Avec les autres habitants, plus récemment arrivés, qui n’ont pas connu les moines, les relations sont trop souvent limitées aux demandes d’aides pour des problèmes de santé, pour des difficultés liées au chômage partiel, parfois pour la scolarisation. Nos ressources actuelles étant modestes et un certain devoir de réserve en tant que chrétiens et étrangers, nous ne pouvons entrer dans un projet de soutien scolaire qui serait pourtant bien nécessaire.

4/ Enfin nos relations avec l’église en Algérie, sont toujours très bonnes et s’approfondissent par l’augmentation des rencontres :

  • Accueil des retraites personnelles ou en Communauté
  • Accueil de la retraite annuelle des prêtres et religieux
  • Participation moins difficile aux rencontres diocésaines puisque nous ne faisons plus de visites le vendredi.

Nous nous sentons de plus en plus membres d’un même corps, dans une fraternité vraie et partagée. C’est très important pour chacun de nous.

  • Accueil annuel du pèlerinage des paroissiens du diocèse en Mai
  • Tout récemment et pour la deuxième année consécutive, rencontre à Tibhirine avec les collaborateurs et collaboratrices musulmans des centres d’activités du diocèse et les amis du diocèse : nous étions plus de 80 et ce fut très beau et très cordial, dans ce cadre qui aide tant au dialogue et au partage.
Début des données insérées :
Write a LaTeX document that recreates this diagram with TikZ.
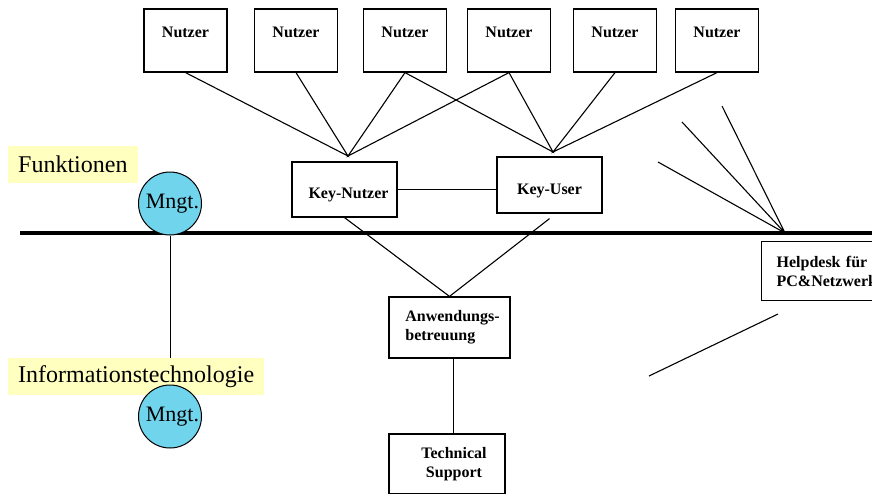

Un temps fort a été le témoignage de notre voisin Mohammed qui a dit son vécu de plus de 12 ans avec les moines : temps fort parce que très concret.

Fr Yves - Tibhirine

( N.B. : Concernant la pièce ‘’ l’ami de la dernière minute’’, qui se jouera dans quelques jours à ND d'Afrique, je peux témoigner que nos avons reçu pendant 4 jours l’été dernier cette troupe qui était encore en recherche dans ses textes, ses rôles, mais qui déjà avait senti la nécessité de vivre un temps fort ensemble loin de la ville et de l’activité journalière. Nous étions autorisés chaque soir à vivre le récapitulatif de la journée et nous avons été touchés de la fraternité, la délicatesse qui s’étaient installées entre eux. Nous sentions qu’un beau fruit se préparait.)